9. When and how did the Communist Party of India come into existence? 

Answer: Manabendra Nath Roy and his comrade Abani Mukherjee founded the Communist Party of India for the first time in Tashkent in the former Soviet Union in October 1920. The Communist International, led by Lenin, recognised this party the following year (1921). In 1922, communist organisations were founded in Calcutta, Madras, Bombay, Lahore, and other Indian cities by young people committed to communist ideologies and some leaders of the Trade Union Movement. In Bombay, S A Dange and Nadkarni were in charge, while Muzaffar Ahmad served as the organization’s leader in Calcutta. The British government was concerned by the sudden surge in popularity of socialist ideas. As a result, communist figures like S. A. Dange, Muzaffar Ahmad, and Nalini Gupta were detained on treason-related charges. They were tried in 1924 as part of the Kanpur Conspiracy Case. A conference was called in Kanpur the very next year (1925), where communist workers from various parts of India gathered, and it was decided that an undivided All-India Communist Party should be formed. The “Communist Party of India” was founded in 1925 as per the conference’s decision.

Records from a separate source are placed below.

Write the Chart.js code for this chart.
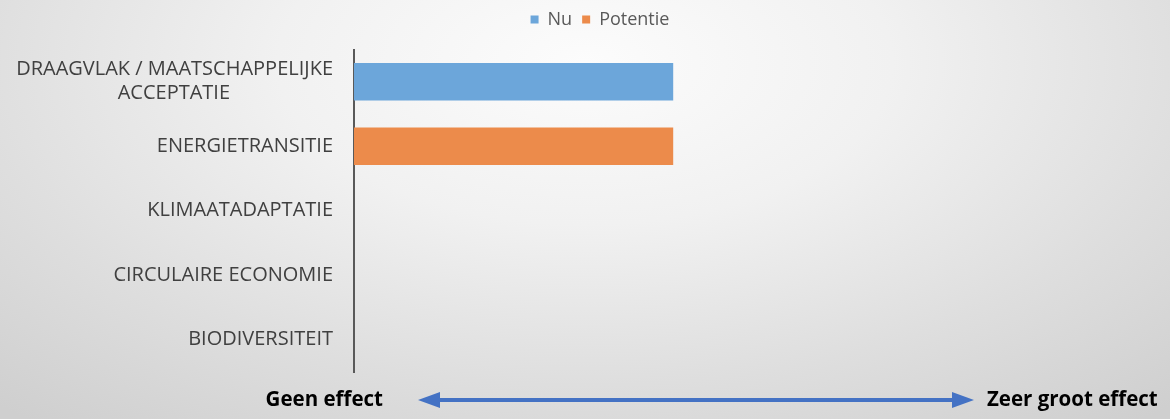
<!DOCTYPE html>
<html>
<head>
<meta charset="utf-8">
<script src="https://cdn.jsdelivr.net/npm/chart.js@4.4.1/dist/chart.umd.min.js"></script>
<style>
  html, body { margin: 0; padding: 0; }
  body {
    width: 1170px; height: 419px; overflow: hidden;
    background: radial-gradient(ellipse 75% 110% at 50% 15%, #fcfcfc 0%, #f1f1f1 35%, #dedede 70%, #cfcfcf 100%);
  }
</style>
</head>
<body>
<canvas id="chart" width="1170" height="419"></canvas>
<script>
const categories = [
    ["DRAAGVLAK / MAATSCHAPPELIJKE", "ACCEPTATIE"],
    "ENERGIETRANSITIE",
    "KLIMAATADAPTATIE",
    "CIRCULAIRE ECONOMIE",
    "BIODIVERSITEIT"
];
const nuValues = [2, null, null, null, null];
const potentieValues = [null, 2, null, null, null];
const scaleMax = 5;
const leftText = "Geen effect";
const rightText = "Zeer groot effect";

const labelFont = "Open Sans";
const m = document.createElement("canvas").getContext("2d");

// centre the shorter lines of a wrapped label under the longest line
function padLines(lines, font) {
    if (!Array.isArray(lines)) return lines;
    m.font = font;
    const widths = lines.map(l => m.measureText(l).width);
    const maxW = Math.max(...widths);
    const sp = m.measureText("\u2009").width;
    return lines.map((l, i) => l + "\u2009".repeat(Math.round((maxW - widths[i]) / 2 / sp)));
}

// legend sits a little right of and above where Chart.js would put it
const legendShift = {
    id: "legendShift",
    afterLayout(chart) {
        const lg = chart.legend;
        lg.left += 24; lg.right += 24;
        lg.top -= 11; lg.bottom -= 11;
    }
};

const arrowPlugin = {
    id: "effectArrow",
    afterDraw(chart) {
        const ctx = chart.ctx;
        const y = 400;
        const x0 = 418, x1 = 974;
        ctx.save();
        ctx.fillStyle = "#4472C4";
        ctx.strokeStyle = "#4472C4";
        ctx.lineWidth = 4;
        ctx.beginPath();
        ctx.moveTo(x0 + 18, y);
        ctx.lineTo(x1 - 18, y);
        ctx.stroke();
        ctx.beginPath();
        ctx.moveTo(x0, y);
        ctx.lineTo(x0 + 22, y - 8);
        ctx.lineTo(x0 + 22, y + 8);
        ctx.closePath();
        ctx.fill();
        ctx.beginPath();
        ctx.moveTo(x1, y);
        ctx.lineTo(x1 - 22, y - 8);
        ctx.lineTo(x1 - 22, y + 8);
        ctx.closePath();
        ctx.fill();
        ctx.fillStyle = "#000";
        ctx.font = "bold 20.5px '" + labelFont + "'";
        ctx.textBaseline = "middle";
        ctx.textAlign = "right";
        ctx.fillText(leftText, 383, y);
        ctx.textAlign = "left";
        ctx.fillText(rightText, 987, y);
        ctx.restore();
    }
};

new Chart(document.getElementById("chart"), {
    type: "bar",
    data: {
        labels: categories,
        datasets: [
            { label: "Nu", data: nuValues, backgroundColor: "#6CA6DA" },
            { label: "Potentie", data: potentieValues, backgroundColor: "#EC8B4B" }
        ]
    },
    options: {
        indexAxis: "y",
        responsive: false,
        animation: false,
        skipNull: true,
        categoryPercentage: 0.58,
        barPercentage: 1,
        layout: { padding: { left: 0, right: 18, top: 11.5, bottom: 47 } },
        scales: {
            x: { display: false, min: 0, max: scaleMax },
            y: {
                grid: { display: false },
                border: { display: true, color: "#595959", width: 2 },
                afterFit(scale) { scale.width = 354; },
                ticks: {
                    padding: 13,
                    color: "#404040",
                    font: { family: labelFont, size: 20 },
                    callback(value) {
                        return padLines(categories[value], "20px '" + labelFont + "'");
                    }
                }
            }
        },
        plugins: {
            legend: {
                position: "top",
                labels: {
                    boxWidth: 8, boxHeight: 8,
                    color: "#595959",
                    font: { family: labelFont, size: 18 },
                    padding: 10
                }
            },
            tooltip: { enabled: false }
        }
    },
    plugins: [legendShift, arrowPlugin]
});
</script>
</body>
</html>
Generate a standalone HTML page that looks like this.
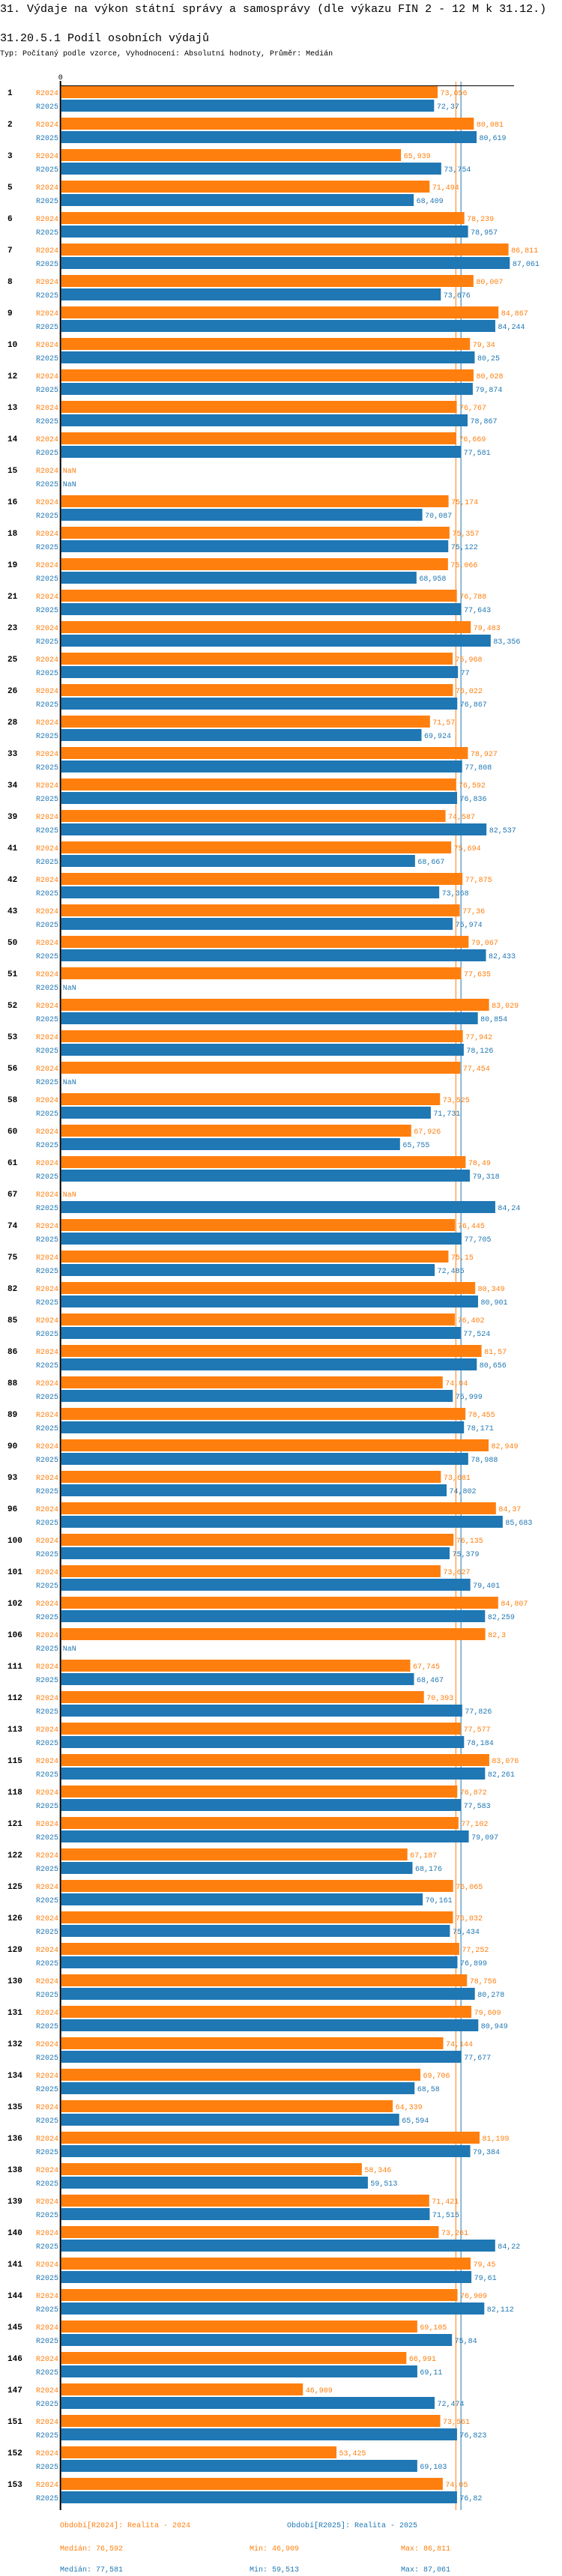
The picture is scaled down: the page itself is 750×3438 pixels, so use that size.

10. How was the Congress Socialist Party formed?

Answer: Jawaharlal Nehru and Subhas Chandra Bose, two prominent socialist Congressmen, were unable to accept the beliefs and strategies of Mahatma Gandhi and his adherents. They did not support Gandhi’s pacifist approach to compromise. Congress leaders like Achhut Patvardhan, Jayaprakash Narayan, Minoo Masani, and Narendra Dev supported the idea of a distinct socialist group within the Congress in 1933 while they were in the Nasik prison. A manifesto for the Congress Socialist Party calling for a socialist reconstruction of Indian society and the economy was written in 1934 by Sampuranand, the leader of the UP Congress. Under Narendra Dev’s leadership, the Congress Socialist Party was established in Patna in 1934.